Sea of Cortez pearl
|Chemical composition||Calcium carbonate, conchiolin and water|
"Perlas del Mar de Cortez" or "Sea of Cortez Pearls" are also known under the commercial name of "Cortez Pearl", a trade-name owned by Columbia Gem House-Tri-Gem Designs. These pearls are produced in the Gulf of California's coastal city of Guaymas, Sonora, Mexico, inside a tranquil Bay known as "Bacochibampo Bay". The pearl farm is owned by "Cultivadores Mexicanos de Perlas S.C.L." since 2004, and was previously owned by the ITESM Education System. It originated as a humble school project (1993) led by four researchers: Enrique Arizmendi Castillo, José Manuel Nava Romo, Douglas McLaurin-Moreno and Sergio Farell Campos.

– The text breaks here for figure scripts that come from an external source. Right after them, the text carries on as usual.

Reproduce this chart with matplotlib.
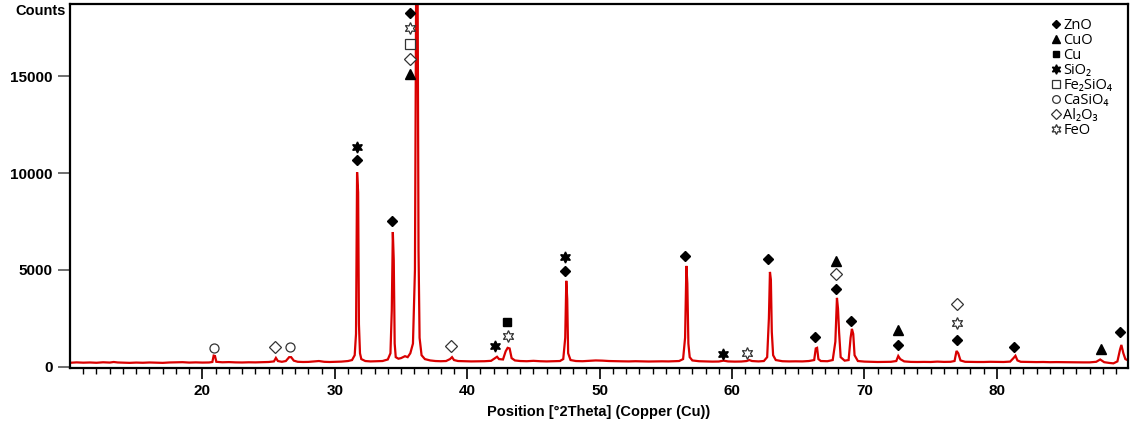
import numpy as np
import matplotlib
matplotlib.use('Agg')
import matplotlib.pyplot as plt
from matplotlib.lines import Line2D

plt.rcParams['font.family'] = ['Liberation Sans', 'DejaVu Sans']

# XRD pattern (2theta, counts)
tth = [10.0, 10.5, 11.0, 11.5, 12.0, 12.5, 13.0, 13.3, 13.6, 14.0, 14.5, 15.0, 15.5, 16.0,
       16.5, 17.0, 17.5, 18.0, 18.5, 19.0, 19.5, 20.0, 20.5, 20.75, 20.85, 20.95, 21.05, 21.5,
       22.0, 22.5, 23.0, 23.5, 24.0, 24.5, 25.0, 25.4, 25.55, 25.7, 26.0, 26.3, 26.55, 26.7,
       26.9, 27.2, 27.6, 28.0, 28.5, 28.8, 29.2, 29.6, 30.0, 30.5, 31.0, 31.3, 31.5, 31.6,
       31.68, 31.76, 31.82, 31.9, 32.0, 32.3, 32.7, 33.2, 33.6, 34.0, 34.2, 34.3, 34.38, 34.45,
       34.52, 34.6, 34.8, 35.0, 35.3, 35.5, 35.7, 35.9, 36.05, 36.15, 36.25, 36.32, 36.4, 36.55,
       36.8, 37.2, 37.6, 38.0, 38.4, 38.7, 38.85, 39.0, 39.3, 39.8, 40.3, 40.8, 41.3, 41.8,
       42.1, 42.25, 42.4, 42.7, 42.9, 43.05, 43.2, 43.35, 43.6, 44.0, 44.5, 45.0, 45.5, 46.0,
       46.5, 47.0, 47.25, 47.4, 47.48, 47.55, 47.62, 47.8, 48.2, 48.7, 49.2, 49.7, 50.2, 50.7,
       51.2, 51.7, 52.2, 52.7, 53.2, 53.7, 54.2, 54.7, 55.2, 55.7, 56.0, 56.3, 56.45, 56.55,
       56.62, 56.7, 56.8, 57.0, 57.5, 58.0, 58.5, 59.0, 59.35, 59.7, 60.2, 60.7, 61.1, 61.3,
       61.5, 62.0, 62.4, 62.65, 62.78, 62.86, 62.93, 63.0, 63.1, 63.3, 63.8, 64.3, 64.8, 65.3,
       65.8, 66.2, 66.32, 66.42, 66.52, 66.7, 67.2, 67.6, 67.8, 67.92, 68.0, 68.08, 68.2, 68.5,
       68.8, 68.95, 69.05, 69.15, 69.25, 69.5, 70.0, 70.5, 71.0, 71.5, 72.0, 72.4, 72.55, 72.7,
       73.0, 73.5, 74.0, 74.5, 75.0, 75.5, 76.0, 76.5, 76.8, 76.95, 77.08, 77.25, 77.6, 78.0,
       78.5, 79.0, 79.5, 80.0, 80.5, 81.0, 81.25, 81.4, 81.55, 81.8, 82.5, 83.0, 83.5, 84.0,
       84.5, 85.0, 85.5, 86.0, 86.5, 87.0, 87.5, 87.8, 88.1, 88.5, 88.8, 89.1, 89.3, 89.4,
       89.55, 89.7, 90.0]
counts = [210, 230, 215, 225, 210, 235, 220, 250, 225, 215, 205, 220, 210, 225,
          215, 205, 225, 230, 240, 220, 230, 220, 225, 250, 580, 560, 260, 235,
          245, 230, 225, 235, 230, 240, 250, 280, 460, 300, 260, 300, 500, 500,
          320, 260, 250, 255, 280, 300, 260, 250, 260, 270, 300, 350, 600, 1700,
          10050, 9000, 2200, 700, 400, 300, 280, 290, 300, 380, 700, 2900, 6960, 5500,
          1200, 500, 420, 450, 550, 500, 700, 1200, 5000, 21000, 20000, 6000, 1500, 600,
          400, 330, 300, 290, 300, 400, 500, 350, 300, 290, 280, 285, 290, 310,
          450, 520, 400, 380, 800, 980, 950, 450, 330, 300, 290, 310, 290, 280,
          290, 300, 400, 1500, 4440, 3500, 700, 350, 300, 290, 310, 330, 320, 300,
          290, 285, 280, 290, 280, 275, 280, 285, 280, 290, 300, 400, 1500, 5210,
          4300, 1200, 500, 330, 290, 280, 270, 275, 320, 280, 270, 275, 300, 350,
          300, 280, 300, 500, 2500, 4900, 4500, 1800, 600, 350, 290, 280, 285, 280,
          300, 350, 950, 980, 400, 300, 290, 350, 1300, 3560, 3000, 1800, 500, 320,
          350, 1500, 1960, 1700, 600, 300, 270, 260, 250, 255, 260, 300, 560, 400,
          280, 255, 250, 255, 250, 270, 255, 260, 300, 820, 700, 330, 260, 255,
          250, 250, 260, 255, 250, 270, 450, 570, 330, 260, 250, 245, 250, 240,
          245, 240, 240, 235, 230, 230, 260, 380, 240, 200, 180, 280, 900, 1130,
          700, 400, 300]

# phase markers (2theta, counts) per phase
zno_x = [31.65, 34.35, 35.7, 47.4, 56.45, 62.75, 66.3, 67.85, 69.0, 72.5, 76.95, 81.3, 89.3]
zno_y = [10680, 7530, 18270, 4950, 5710, 5570, 1550, 4020, 2390, 1135, 1390, 1000, 1820]
cuo_x = [35.65, 67.85, 72.5, 87.85]
cuo_y = [15120, 5470, 1910, 930]
cu_x = [43.0]
cu_y = [2320]
sio2_x = [31.65, 42.1, 47.4, 59.3]
sio2_y = [11350, 1080, 5680, 670]
fe2sio4_x = [35.7]
fe2sio4_y = [16670]
casio4_x = [20.85, 26.6]
casio4_y = [980, 1010]
al2o3_x = [35.65, 25.45, 38.8, 67.85, 76.95]
al2o3_y = [15890, 1000, 1050, 4800, 3250]
feo_x = [35.7, 43.05, 61.15, 76.95]
feo_y = [17490, 1600, 720, 2270]

labels = ['ZnO', 'CuO', 'Cu', 'SiO₂', 'Fe₂SiO₄', 'CaSiO₄', 'Al₂O₃', 'FeO']

star6 = (6, 1, 0)
styles = [
    dict(marker='D', ms=5.2, mfc='black', mec='black'),
    dict(marker='^', ms=7.5, mfc='black', mec='black'),
    dict(marker='s', ms=5.5, mfc='black', mec='black'),
    dict(marker=star6, ms=8, mfc='black', mec='black'),
    dict(marker='s', ms=6.5, mfc='white', mec='#333333', mew=0.9),
    dict(marker='o', ms=6.5, mfc='white', mec='#333333', mew=0.9),
    dict(marker='D', ms=6, mfc='white', mec='#333333', mew=0.9),
    dict(marker=star6, ms=8.5, mfc='white', mec='#333333', mew=0.9),
]
phase_x = [zno_x, cuo_x, cu_x, sio2_x, fe2sio4_x, casio4_x, al2o3_x, feo_x]
phase_y = [zno_y, cuo_y, cu_y, sio2_y, fe2sio4_y, casio4_y, al2o3_y, feo_y]

fig = plt.figure(figsize=(11.36, 4.32), dpi=100)
ax = fig.add_axes([70 / 1136, 1 - 368 / 432, 1058 / 1136, 364 / 432])

ax.plot(tth, counts, color='#d90000', lw=1.6, solid_joinstyle='miter')

for xs, ys, st in zip(phase_x, phase_y, styles):
    ax.plot(xs, ys, ls='none', zorder=5, **st)

ax.set_xlim(10, 89.9)
ax.set_ylim(-60, 18730)
ax.set_xticks([20, 30, 40, 50, 60, 70, 80])
ax.set_xticks(np.arange(11, 90, 1), minor=True)
ax.set_yticks([0, 5000, 10000, 15000])
ax.tick_params(axis='x', which='major', length=8, width=1.2, direction='out', color='black',
               labelsize=11)
ax.tick_params(axis='x', which='minor', length=4, width=1.0, direction='out', color='black')
ax.tick_params(axis='y', which='major', length=9, width=1.2, direction='out', color='#555555',
               labelsize=11)
for lab in ax.get_xticklabels() + ax.get_yticklabels():
    lab.set_fontweight('bold')
for sp in ax.spines.values():
    sp.set_linewidth(1.6)
    sp.set_color('black')

ax.set_xlabel('Position [°2Theta] (Copper (Cu))', fontsize=10.5, fontweight='bold', labelpad=5)
fig.text(15 / 1136, 1 - 11 / 432, 'Counts', fontsize=10.5, fontweight='bold', va='center', ha='left')

handles = [Line2D([], [], ls='none', **{**st, 'ms': st['ms'] * 0.85}) for st in styles]
leg = ax.legend(handles, labels, loc='upper left', bbox_to_anchor=(1045 / 1136, 1 - 11 / 432),
                bbox_transform=fig.transFigure, frameon=False,
                handlelength=0.5, handletextpad=0.25, labelspacing=0.0, borderpad=0,
                prop={'family': ['Open Sans', 'DejaVu Sans'], 'size': 10.5})

fig.savefig('out.png', dpi=100)
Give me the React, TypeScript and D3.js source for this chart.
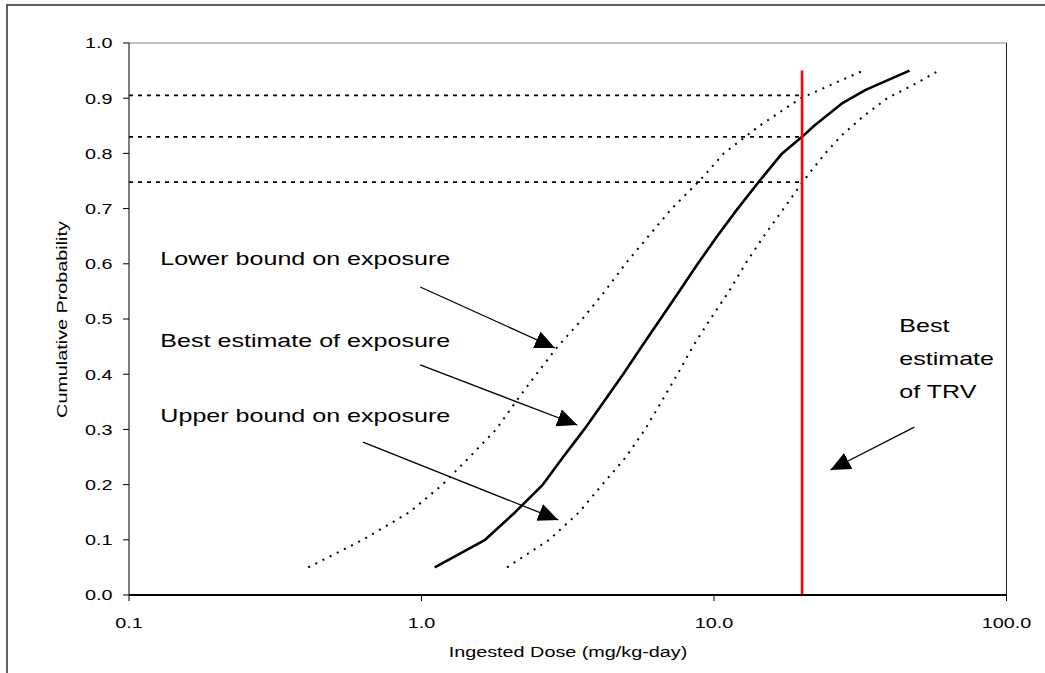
import React from "react";
import * as d3 from "d3";

// ---- data ----
const bestProb = [0.05, 0.10, 0.15, 0.20, 0.25, 0.30, 0.35, 0.40, 0.45, 0.50, 0.55, 0.60, 0.65, 0.70, 0.75, 0.80, 0.83, 0.85, 0.89, 0.915, 0.95];
const bestDose = [1.11, 1.65, 2.09, 2.6, 3.05, 3.6, 4.2, 4.89, 5.66, 6.56, 7.6, 8.8, 10.25, 12.05, 14.3, 17.1, 20, 22, 27.3, 33, 46.6];

const lowerProb = [0.05, 0.10, 0.15, 0.20, 0.25, 0.30, 0.35, 0.40, 0.45, 0.50, 0.55, 0.60, 0.65, 0.70, 0.75, 0.80, 0.85, 0.90, 0.95];
const lowerDose = [0.41, 0.63, 0.91, 1.18, 1.46, 1.80, 2.10, 2.47, 2.92, 3.55, 4.23, 4.98, 5.97, 7.17, 8.91, 10.8, 14.3, 19.8, 32.4];

const upperProb = [0.05, 0.10, 0.15, 0.20, 0.25, 0.30, 0.35, 0.40, 0.45, 0.50, 0.55, 0.60, 0.65, 0.70, 0.75, 0.80, 0.83, 0.866, 0.90, 0.924, 0.95];
const upperDose = [1.96, 2.73, 3.46, 4.15, 5.0, 5.81, 6.61, 7.5, 8.46, 9.72, 11.25, 12.8, 14.8, 17.3, 20.2, 24.0, 27, 32.2, 39.1, 48, 58.7];

const trvDose = 20;
const trvTop = 0.95;
const refProbs = [0.905, 0.83, 0.748];

const xTicks = [0.1, 1, 10, 100];
const xTickLabels = ["0.1", "1.0", "10.0", "100.0"];
const yTicks = [0, 0.1, 0.2, 0.3, 0.4, 0.5, 0.6, 0.7, 0.8, 0.9, 1.0];

const xTitle = "Ingested Dose (mg/kg-day)";
const yTitle = "Cumulative Probability";

// annotation labels (dose, prob of baseline start)
const labels = [
  { text: "Lower bound on exposure", dose: 0.128, prob: 0.598 },
  { text: "Best estimate of exposure", dose: 0.128, prob: 0.449 },
  { text: "Upper bound on exposure", dose: 0.128, prob: 0.313 },
];
const trvLabels = [
  { text: "Best", dose: 43.0, prob: 0.4764 },
  { text: "estimate", dose: 43.0, prob: 0.4167 },
  { text: "of TRV", dose: 43.0, prob: 0.3569 },
];
// arrows: from (dose, prob) to (dose, prob)
const arrows = [
  { x0: 0.99, y0: 0.558, x1: 2.86, y1: 0.4475 },
  { x0: 0.99, y0: 0.4167, x1: 3.41, y1: 0.308 },
  { x0: 0.631, y0: 0.277, x1: 2.935, y1: 0.136 },
  { x0: 48.4, y0: 0.304, x1: 25.0, y1: 0.2264 },
];

// ---- layout ----
const W = 1045;
const H = 673;
const PL = 129;
const PR = 1006.5;
const PT = 43;
const PB = 595;
const SX = 1.32;
const FONT = "'Liberation Sans', Arial, sans-serif";

function SText({ x, y, rot = 0, anchor = "start", size, children }: any) {
  return (
    <text
      transform={`translate(${x},${y}) rotate(${rot}) scale(${SX},1)`}
      textAnchor={anchor}
      fontSize={size}
      fontFamily={FONT}
      fill="#000"
    >
      {children}
    </text>
  );
}

export default function App() {
  const x = d3.scaleLog().domain([0.1, 100]).range([PL, PR]);
  const y = d3.scaleLinear().domain([0, 1]).range([PB, PT]);
  const line = d3
    .line<[number, number]>()
    .x((d) => x(d[0]))
    .y((d) => y(d[1]));

  const best = bestDose.map((d, i) => [d, bestProb[i]] as [number, number]);
  const lower = lowerDose.map((d, i) => [d, lowerProb[i]] as [number, number]);
  const upper = upperDose.map((d, i) => [d, upperProb[i]] as [number, number]);

  return (
    <svg
      width={W}
      height={H}
      style={{ position: "absolute", left: 0, top: 0, background: "#fff" }}
    >
      <defs>
        <marker
          id="ah"
          markerUnits="userSpaceOnUse"
          markerWidth={20}
          markerHeight={18}
          refX={20}
          refY={9}
          orient="auto"
        >
          <path d="M0,0 L20,9 L0,18 Z" fill="#000" />
        </marker>
      </defs>
      <rect x={0} y={0} width={W} height={H} fill="#fff" />
      {/* outer chart border (extends beyond view) */}
      <rect x={7} y={5} width={1200} height={800} fill="none" stroke="#3a3a3a" strokeWidth={1.6} />

      {/* plot area border */}
      <line x1={PL} x2={PR} y1={PT} y2={PT} stroke="#808080" strokeWidth={1.2} />
      <line x1={PR} x2={PR} y1={PT} y2={PB} stroke="#202020" strokeWidth={1} />

      {/* reference dashed lines */}
      {refProbs.map((p, i) => (
        <line
          key={"r" + i}
          x1={x(0.1)}
          x2={x(trvDose)}
          y1={y(p)}
          y2={y(p)}
          stroke="#000"
          strokeWidth={1.8}
          strokeDasharray="4,5"
        />
      ))}

      {/* curves */}
      <path d={line(lower) || ""} fill="none" stroke="#000" strokeWidth={2} strokeDasharray="2,6" />
      <path d={line(upper) || ""} fill="none" stroke="#000" strokeWidth={2} strokeDasharray="2,6" />
      <path d={line(best) || ""} fill="none" stroke="#000" strokeWidth={2.6} strokeLinejoin="round" />

      {/* TRV line */}
      <line
        x1={x(trvDose)}
        x2={x(trvDose)}
        y1={y(0)}
        y2={y(trvTop)}
        stroke="#ff0000"
        strokeWidth={2.6}
      />

      {/* axes */}
      <line x1={PL} x2={PL} y1={PT} y2={PB} stroke="#000" strokeWidth={1} />
      <line x1={PL} x2={PR} y1={PB} y2={PB} stroke="#000" strokeWidth={2.2} />
      {yTicks.map((t, i) => (
        <g key={"yt" + i}>
          <line x1={PL - 6} x2={PL} y1={y(t)} y2={y(t)} stroke="#000" strokeWidth={1} />
          <SText x={112.5} y={y(t) + 5.3} anchor="end" size={15}>
            {d3.format(".1f")(t)}
          </SText>
        </g>
      ))}
      {xTicks.map((t, i) => (
        <g key={"xt" + i}>
          <line x1={x(t)} x2={x(t)} y1={PB} y2={PB + 6} stroke="#000" strokeWidth={1} />
          <SText x={x(t)} y={628} anchor="middle" size={15}>
            {xTickLabels[i]}
          </SText>
        </g>
      ))}
      <SText x={568} y={657} anchor="middle" size={15}>
        {xTitle}
      </SText>
      <SText x={67} y={319.5} rot={-90} anchor="middle" size={15}>
        {yTitle}
      </SText>

      {/* annotations */}
      {labels.map((l, i) => (
        <SText key={"l" + i} x={x(l.dose)} y={y(l.prob)} size={19}>
          {l.text}
        </SText>
      ))}
      {trvLabels.map((l, i) => (
        <SText key={"t" + i} x={x(l.dose)} y={y(l.prob)} size={19}>
          {l.text}
        </SText>
      ))}
      {arrows.map((a, i) => (
        <line
          key={"a" + i}
          x1={x(a.x0)}
          y1={y(a.y0)}
          x2={x(a.x1)}
          y2={y(a.y1)}
          stroke="#000"
          strokeWidth={1.3}
          markerEnd="url(#ah)"
        />
      ))}
    </svg>
  );
}
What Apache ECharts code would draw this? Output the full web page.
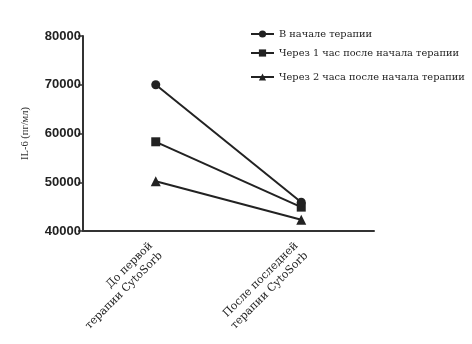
<!DOCTYPE html>
<html><head><meta charset="utf-8">
<script src="https://cdn.jsdelivr.net/npm/echarts@6/dist/echarts.min.js"></script>
<style>html,body{margin:0;padding:0;background:#fff}#c{width:472px;height:344px}</style>
</head><body><div id="c"></div>
<script>
const categories = ['До первой\nтерапии CytoSorb', 'После последней\nтерапии CytoSorb'];
const seriesNames = ['В начале терапии', 'Через 1 час после начала терапии', 'Через 2 часа после начала терапии'];
const startValues = [70000, 58300, 50200];
const endValues = [45900, 44900, 42300];
const yTicks = [40000, 50000, 60000, 70000, 80000];
const symbols = ['circle', 'rect', 'triangle'];

const serif = '"DejaVu Serif", "Liberation Serif", serif';
const chart = echarts.init(document.getElementById('c'));
const series = seriesNames.map((n, i) => ({
  name: n, type: 'line', data: [startValues[i], endValues[i]],
  symbol: symbols[i], symbolSize: i === 2 ? 10 : 9,
  lineStyle: { color: '#222', width: 2 }, itemStyle: { color: '#222' },
  z: 3 - i
}));
const legendTops = [24, 43, 67];
chart.setOption({
  animation: false,
  legend: seriesNames.map((n, i) => ({
    data: [n], left: 245, top: legendTops[i], itemWidth: 23, itemHeight: 9, itemGap: 5,
    textStyle: { fontFamily: serif, fontSize: 9.8, color: '#222' }
  })),
  grid: { left: 83, right: 98, top: 36, bottom: 113 },
  xAxis: {
    type: 'category', data: categories, boundaryGap: true,
    axisLine: { lineStyle: { color: '#333', width: 2 } },
    axisTick: { alignWithLabel: true, length: 6, lineStyle: { color: '#333', width: 1.5 } },
    axisLabel: { rotate: 45, fontFamily: serif, fontSize: 11, color: '#222', margin: 18, lineHeight: 14 }
  },
  yAxis: {
    type: 'value', min: yTicks[0], max: yTicks[yTicks.length - 1], interval: 10000,
    name: 'IL-6 (пг/мл)', nameLocation: 'middle', nameGap: 52,
    nameTextStyle: { fontFamily: '"Liberation Serif", serif', fontSize: 10.5, color: '#333' },
    axisLine: { show: true, lineStyle: { color: '#333', width: 2 } },
    axisTick: { show: true, length: 5, lineStyle: { color: '#333', width: 1.5 } },
    splitLine: { show: false },
    axisLabel: { fontFamily: '"Liberation Sans", Arial, sans-serif', fontWeight: 'bold', fontSize: 13, color: '#222', margin: 2,
      formatter: v => String(v) }
  },
  series: series
});
</script></body></html>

Further funding from ITESM helped to expand this operation into a commercial venture in the year 2000.
The farm is unique for many reasons, but mainly for being the only pearl farm in the world to utilize a pearl oyster of genus Pteria to produce its cultured pearls. All other marine pearl farms employ Pinctada genus species to grow their pearls.
The pteria sterna mollusk is the species used to grow this unusual pearl. The common names for this species are: "Rainbow lipped pearl oyster", "Western Winged Pearl Oyster", "Concha Nácar" and "Callo de árbol". This oyster (Family Pteriidae) is capable of producing pearls in many colors -ranging from white to black, but gray, purple, lavender and blue are more common than white or black- and with varied overtones (such as blue, green, violet, purple and golden). The pearls are sometimes described as "opalescent" or as "abalone pearls" because of their unusual coloration. This coloration is due to several factors, one being its extremely good nacre coating, and the other one is a series of patterns that form on the surface of a pearl. When seen under a microscope these will resemble a human “finger-print”. Mexican Pearls display two features: an unusually compact structure of its aragonite crystals –seen at 500 nanometers- and the display of “spiraled” sub-patterns, which are unique to these pearls.
Round and near-round shapes are exceptionally rare and account for less than 3% of a harvest. Semi-baroque (symmetrical: ovals, drops, buttons) shapes are more common with 25% and baroque (asymmetrical) shapes account for 71% of a harvest.
The average size of the Sea of Cortez pearl is 8.9 mm, ranging in size from 8.3 to 9.8 mm, but they can get as large as 14.3 mm. Sizes above 10 mm in diameter account for only 5% of a pearl harvest.
A minimum of 0.8 mm to a 2.3 mm of nacre coating is expected after the 18-24 month culture period. Pearls with a coating below 0.8 mm are destroyed.
Both Cultured and Mabe Pearls are produced. Production has been stable at less than 4 kilos per year, due mainly to problems caused by hurricanes but also by choice: High quality production is attained with a controlled harvest. Mabe Pearl production is also limited to some 4-6 thousand per year.
- 2004: 2.8 kilograms
- 2005: 2.5 kilograms
- 2006: 2.8 kilograms
With an average weight of 1 gram per pearl, the yearly production is about 2,800 pearls.
These pearls are untreated: no polishing, bleaching, irradiation, coating or artificial dyeing is performed on them. After harvest, pearls are soaked in water and then pat dried. The Sea of Cortez Pearl (or “Cortez Pearl”) is the only pearl in the gem industry that completely qualifies under the Fair Trade Gems protocols.
Fluorescence The shell and pearls of the Pteria sterna oyster display a unique fluorescence under long wave ultraviolet (UV) light, thus this pearl is able of displaying a blood-red to faint-pink glow. All other pearls (regardless of their origin) are inert (do not glow) under this same light.